Synthesis and Processing of Near Infrared—Activated Vitrimer Nanocomposite Films Modified with β-Hydroxyester-Functionalized Multi-Walled Carbon Nanotubes

Abstract

Films of a vitrimer based on the reaction between diglycidylether of bisphenol A and glutaric acid in the presence of 1-methylimidazole were processed using a solvent-based technique. The curing schedule was divided into two steps: first, a soluble linear polymer was formed through the reaction of the diacid and the diepoxide, and then the crosslinking was induced at a higher temperature via transesterification reactions. This epoxy–acid vitrimer was modified with multi-walled carbon nanotubes (MWCNTs) functionalized with β-hydroxyesters, produced by a robust and straightforward strategy based on a two-phase reaction between oxidized MWCNTs and phenylglycidylether.
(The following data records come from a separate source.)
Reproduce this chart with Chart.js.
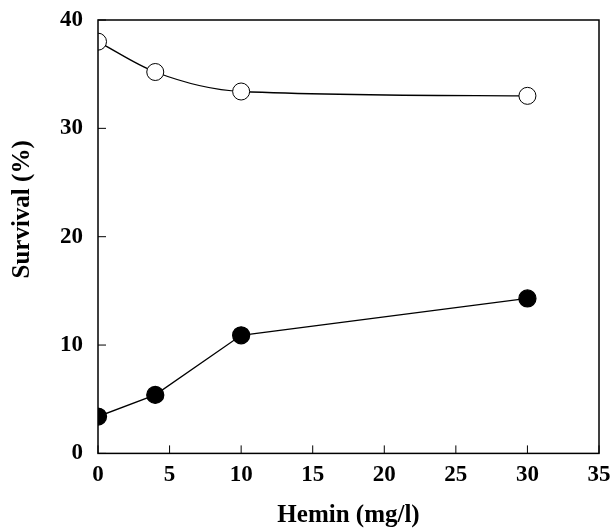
<!DOCTYPE html>
<html>
<head>
<meta charset="utf-8">
<script src="https://cdn.jsdelivr.net/npm/chart.js@4"></script>
<style>
  html, body { margin: 0; padding: 0; background: #fff; }
  #wrap { width: 613px; height: 529px; }
</style>
</head>
<body>
<div id="wrap"><canvas id="myChart" width="613" height="529"></canvas></div>
<script>
// Data
const heminDose = [0, 4, 10, 30];
const survivalOpen = [38.0, 35.2, 33.4, 33.0];
const survivalFilled = [3.4, 5.4, 10.9, 14.3];
const xTicks = [0, 5, 10, 15, 20, 25, 30, 35];
const yTicks = [0, 10, 20, 30, 40];
const yTitle = 'Survival (%)';

const toPoints = (xs, ys) => xs.map((x, i) => ({ x: x, y: ys[i] }));

const tickFont = { family: 'Liberation Serif', weight: 'bold', size: 23 };
const titleFont = { family: 'Liberation Serif', weight: 'bold', size: 25 };

// Draws inward tick marks, closes the frame, and the y title (sits a bit above centre)
const frameTicks = {
  id: 'frameTicks',
  afterDraw(chart) {
    const { ctx, chartArea: a, scales } = chart;
    ctx.save();
    ctx.strokeStyle = '#000';
    ctx.lineWidth = 1.5;
    ctx.strokeRect(a.left, a.top, a.right - a.left, a.bottom - a.top);
    ctx.lineWidth = 1;
    xTicks.forEach(v => {
      const px = scales.x.getPixelForValue(v);
      ctx.beginPath();
      ctx.moveTo(px, a.bottom);
      ctx.lineTo(px, a.bottom - 8);
      ctx.stroke();
    });
    yTicks.forEach(v => {
      const py = scales.y.getPixelForValue(v);
      ctx.beginPath();
      ctx.moveTo(a.left, py);
      ctx.lineTo(a.left + 8, py);
      ctx.stroke();
    });
    // y axis title
    ctx.translate(23, a.top + (a.bottom - a.top) * 0.437);
    ctx.rotate(-Math.PI / 2);
    ctx.fillStyle = '#000';
    ctx.font = 'bold 25px "Liberation Serif"';
    ctx.textAlign = 'center';
    ctx.textBaseline = 'middle';
    ctx.fillText(yTitle, 0, 0);
    ctx.restore();
  }
};

new Chart(document.getElementById('myChart').getContext('2d'), {
  type: 'scatter',
  data: {
    datasets: [
      {
        label: 'open',
        data: toPoints(heminDose, survivalOpen),
        showLine: true,
        cubicInterpolationMode: 'monotone',
        borderColor: '#000',
        borderWidth: 1.3,
        pointRadius: 8.5,
        pointBackgroundColor: '#fff',
        pointBorderColor: '#000',
        pointBorderWidth: 1
      },
      {
        label: 'filled',
        data: toPoints(heminDose, survivalFilled),
        showLine: true,
        borderColor: '#000',
        borderWidth: 1.3,
        pointRadius: 8.5,
        pointBackgroundColor: '#000',
        pointBorderColor: '#000'
      }
    ]
  },
  options: {
    responsive: false,
    animation: false,
    layout: { padding: { top: 0, right: 0, left: 45, bottom: -2 } },
    plugins: {
      legend: { display: false },
      tooltip: { enabled: false }
    },
    scales: {
      x: {
        type: 'linear',
        min: 0,
        max: 35,
        grid: { display: false, drawTicks: false },
        border: { display: false },
        afterBuildTicks: s => { s.ticks = xTicks.map(v => ({ value: v })); },
        afterFit: s => { s.paddingRight = 14; },
        ticks: { color: '#000', font: tickFont, padding: 8, maxRotation: 0 },
        title: { display: true, text: 'Hemin (mg/l)', color: '#000', font: titleFont, padding: { top: 4, bottom: 0 } }
      },
      y: {
        type: 'linear',
        min: 0,
        max: 40,
        grid: { display: false, drawTicks: false },
        border: { display: false },
        afterBuildTicks: s => { s.ticks = yTicks.map(v => ({ value: v })); },
        afterFit: s => { s.paddingTop = 20; },
        ticks: { color: '#000', font: tickFont, padding: 15 }
      }
    }
  },
  plugins: [frameTicks]
});
</script>
</body>
</html>
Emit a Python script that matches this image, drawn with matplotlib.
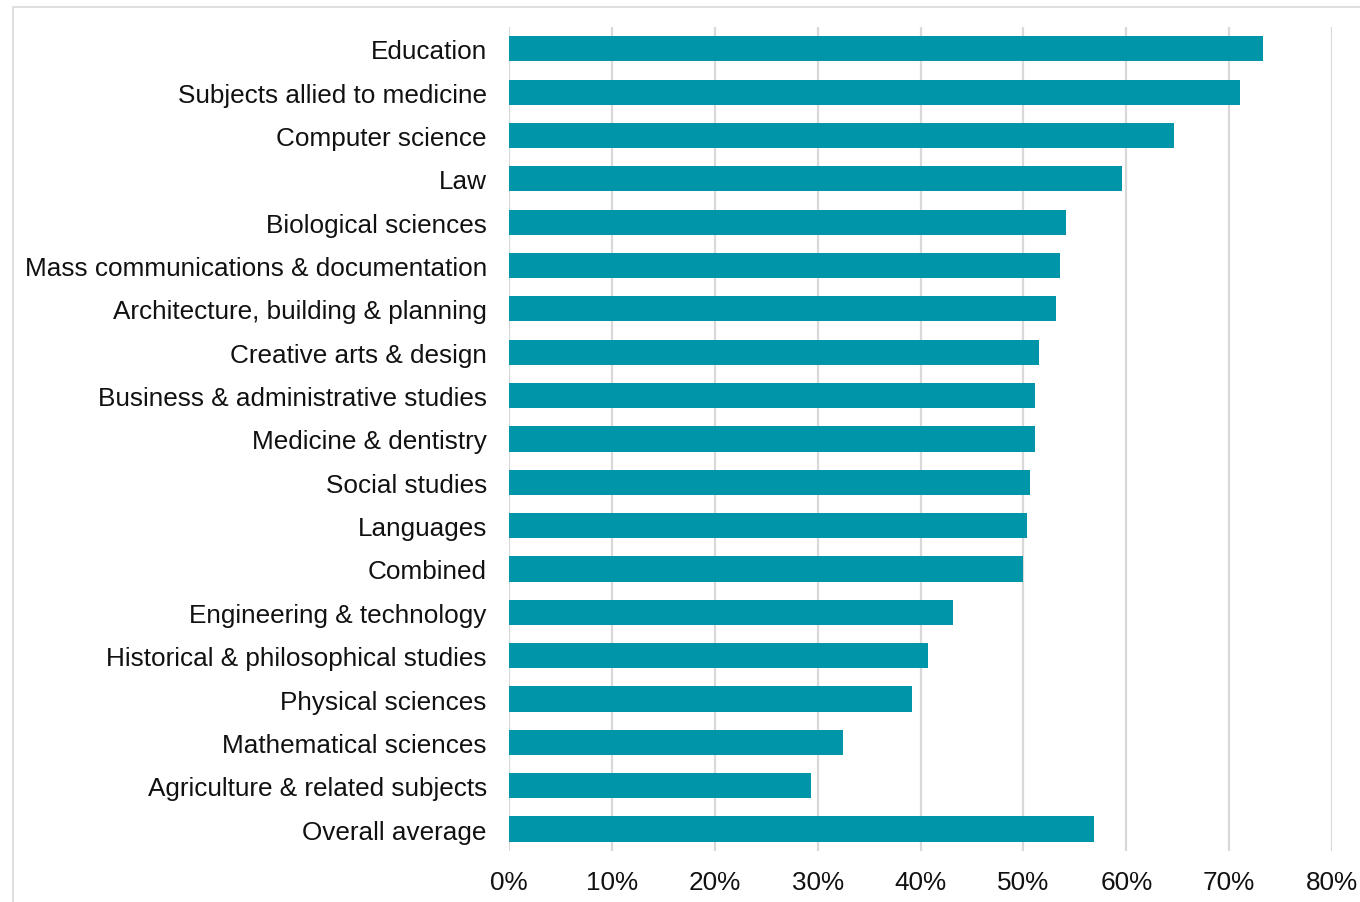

Nanocomposite vitrimer films were obtained by drop casting a dispersion of the functionalized MWCNTs in the linear polymer/cyclohexanone solution, followed by a thermal treatment. A high degree of dispersion of the carbon nanostructures was attained thanks to the β-hydroxyester functionalization when compared with oxidized MWCNTs. Nanocomposite films showed a significant photothermal effect (reaching 200 ◦C or above in 30 s) upon NIR light irradiation (850 nm) from a single LED (500 mW/cm2 ). The released heat was used to activate the shape memory effect and weld and heal the vitrimer matrix, proving the success of this easy strategy for the generation of remotely activated carbon-based vitrimer nanocomposites.